Comin' Round the Mountain | |
Director: | Mack V. Wright |
Producer: | Nat Levine |
Story: | Oliver Drake |
Music: | Harry Grey (supervisor) |
Cinematography: | William Nobles |
Editing: | Lester Orlebeck |
Studio: | Republic Pictures |
Distributor: | Republic Pictures |
Runtime: | 54 minutes |
Country: | United States |
Language: | English |
Comin' Round the Mountain is a 1936 Western film directed by Mack V. Wright and starring Gene Autry, Ann Rutherford, and Smiley Burnette. Based on a story by Oliver Drake, the film is about a Pony Express rider who is robbed and left to die in the desert, where he is saved by a wild horse he captures and later uses to round up other horses to be used in the race for a government contract.[1]
While delivering mail in California in 1880, Pony Express rider Gene Autry (Gene Autry) is ambushed by two men who steal his saddlebags and leave him to die in the desert. In addition to the mail, the saddlebags contain money being sent to ranch owner Dolores Moreno (Ann Rutherford) who desperately needs the funds to save her land from being sold for back taxes. At Dolores' Vista Grande ranch, Marshal John Hawkins (Robert McKenzie) posts a notice that the ranch will soon be auctioned off.
After selling her cattle to raise the necessary money for the taxes, Dolores plans to breed horses, using a wild stallion named El Diablo to start a good bloodline. One of her neighboring ranchers, Matt Ford (LeRoy Mason), watches as Dolores' men try to break the stallion. Ford, who has been breeding thoroughbreds, expects to sell his horses to Pony Express horse buyer Caldwell (Raymond Brown). He offers to loan Dolores money if her cattle money does not arrive in time. She doesn't know that it was Ford who sent his henchmen, Slim and Butch, to steal her money from the Pony Express rider so she would be forced to marry him and he could gain control of her ranch.
After breaking free, El Diablo bolts into the desert, where the lariat around his neck gets caught in some rocks. Gene comes across the wild stallion and frees him. The next day he is able to break the stallion to the saddle and rides him to the Vista Grande ranch, where he tells Dolores and Caldwell about the robbery. Knowing the thieves must have had knowledge of the money in those saddlebags, Gene grows suspicious of Ford. He asks Caldwell to be relieved of duty while he searches for the culprit. Ford orders Slim and Butch to kill Gene, but their attempt to shoot him fails.

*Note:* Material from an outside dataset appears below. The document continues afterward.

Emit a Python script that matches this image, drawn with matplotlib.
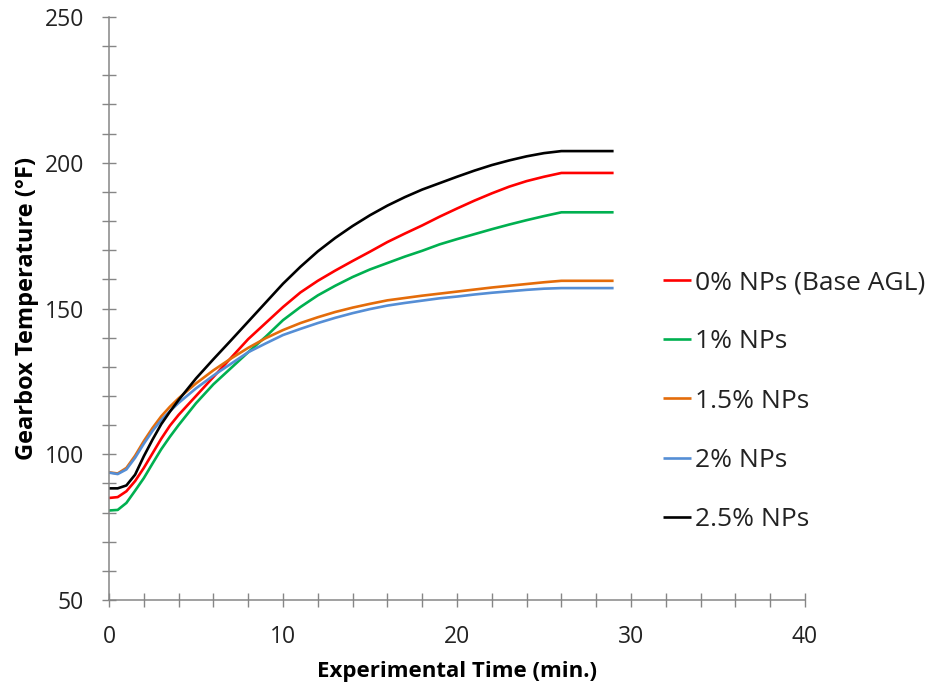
import matplotlib
matplotlib.use("Agg")
import matplotlib.pyplot as plt
from matplotlib.ticker import MultipleLocator

plt.rcParams['font.family'] = ['Open Sans', 'DejaVu Sans']

labels = ["0% NPs (Base AGL)", "1% NPs", "1.5% NPs", "2% NPs", "2.5% NPs"]
colors = ["#FF0000", "#00B050", "#E46C0A", "#558ED5", "#000000"]

t = [0, 0.5, 1, 1.5, 2, 2.5, 3, 3.5, 4, 5, 6, 7, 8, 9, 10, 11, 12, 13, 14, 15, 16, 17,
     18, 19, 20, 21, 22, 23, 24, 25, 26, 29]

temp_0 = [85.0, 85.3, 87.3, 90.8, 95.3, 100.3, 105.3, 109.8, 113.5, 120.0, 126.5, 133.0,
          139.5, 145.0, 150.5, 155.5, 159.5, 163.0, 166.3, 169.5, 172.8, 175.7,
          178.5, 181.5, 184.3, 187.0, 189.5, 191.8, 193.7, 195.2, 196.5, 196.5]
temp_1 = [80.7, 80.9, 83.3, 87.5, 91.8, 96.8, 101.7, 106.0, 110.0, 117.5, 124.0, 129.5,
          135.0, 140.3, 146.0, 150.5, 154.5, 157.8, 160.8, 163.4, 165.6, 167.8,
          169.8, 172.0, 173.8, 175.5, 177.2, 178.8, 180.3, 181.7, 183.0, 183.0]
temp_15 = [93.8, 93.4, 95.3, 99.5, 104.5, 109.0, 113.0, 116.3, 119.2, 124.3, 128.8, 132.8,
           136.5, 139.8, 142.6, 145.0, 147.0, 148.8, 150.3, 151.6, 152.8, 153.6,
           154.4, 155.1, 155.8, 156.5, 157.2, 157.8, 158.4, 159.0, 159.5, 159.5]
temp_2 = [93.7, 93.2, 94.8, 98.8, 103.6, 108.0, 111.7, 114.8, 117.6, 122.6, 127.0, 131.0,
          135.0, 138.0, 140.9, 143.0, 145.0, 146.8, 148.4, 149.8, 151.0, 151.9,
          152.7, 153.5, 154.1, 154.8, 155.4, 155.9, 156.4, 156.8, 157.0, 157.0]
temp_25 = [88.3, 88.3, 89.3, 93.0, 99.3, 105.0, 110.3, 114.6, 118.6, 126.0, 132.6, 139.0,
           145.5, 152.0, 158.5, 164.3, 169.6, 174.2, 178.3, 182.0, 185.3, 188.2,
           190.8, 193.0, 195.2, 197.3, 199.2, 200.8, 202.2, 203.3, 204.0, 204.0]

series = [temp_0, temp_1, temp_15, temp_2, temp_25]

fig = plt.figure(figsize=(9.3, 6.89), dpi=100)
ax = fig.add_axes([109/930, 1-600/689, (805-109)/930, (600-17)/689])

for ys, lab, c in zip(series, labels, colors):
    ax.plot(t, ys, color=c, lw=1.9, label=lab, solid_capstyle='butt', solid_joinstyle='round')

ax.set_xlim(0, 40)
ax.set_ylim(50, 250)
ax.xaxis.set_major_locator(MultipleLocator(10))
ax.xaxis.set_minor_locator(MultipleLocator(2))
ax.yaxis.set_major_locator(MultipleLocator(50))
ax.yaxis.set_minor_locator(MultipleLocator(10))

gray = "#868686"
for s in ['top', 'right']:
    ax.spines[s].set_visible(False)
for s in ['left', 'bottom']:
    ax.spines[s].set_color(gray)
    ax.spines[s].set_linewidth(1.1)

ax.tick_params(which='both', direction='inout', length=10, width=1.0, color=gray,
               labelsize=16.5, pad=13, labelcolor='#222222')

ax.set_xlabel("Experimental Time (min.)", fontsize=16, fontweight='bold', labelpad=9)
ax.set_ylabel("Gearbox Temperature (°F)", fontsize=17, fontweight='bold', labelpad=4)

leg = ax.legend(loc='upper left', bbox_to_anchor=(663/930, 1-270/689), bbox_transform=fig.transFigure,
                frameon=False, fontsize=19, handlelength=1.05, handletextpad=0.15,
                labelspacing=1.3, borderpad=0, borderaxespad=0)
for tx in leg.get_texts():
    tx.set_color('#222222')

fig.savefig("out.png", dpi=100)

Gene tells Dolores that they can raise the money she needs by breaking her wild mustangs and selling them to Caldwell. Gene sends El Diablo back to the herd to help control it, and while the horse fights with a pinto for leadership of the herd, Gene rushes to Ford's house and prevents him from signing a contract with Caldwell. Ford agrees to race twenty of his horses against twenty of Gene's horses, with the winner getting the contract. During the next few days, Gene and his men spend long hours breaking and training the wild mustangs. One night, Ford's men free the horses from their corral, leaving only El Diablo and four other horses. Ford also captures the pinto (El Diablo's nemesis) and paints it to resemble a thoroughbred.
Undaunted by the loss of his horses, Gene still enters the race with El Diablo. As the race begins, Ford's men quickly cheat their way into first place. Ford is in the lead and switches to the painted pinto during the final stretch. Angered by the presence of his pinto rival, El Diablo catches up and carries Gene to victory. After the race, Gene exposes Ford's trick, and Frog reveals that he found Butch on the trail with Dolores' money. After Butch confesses that Ford was behind the scheme, the men are taken away. Sometime later, riders at the Pony Express station sing a song to congratulate Gene and Dolores on their recent marriage.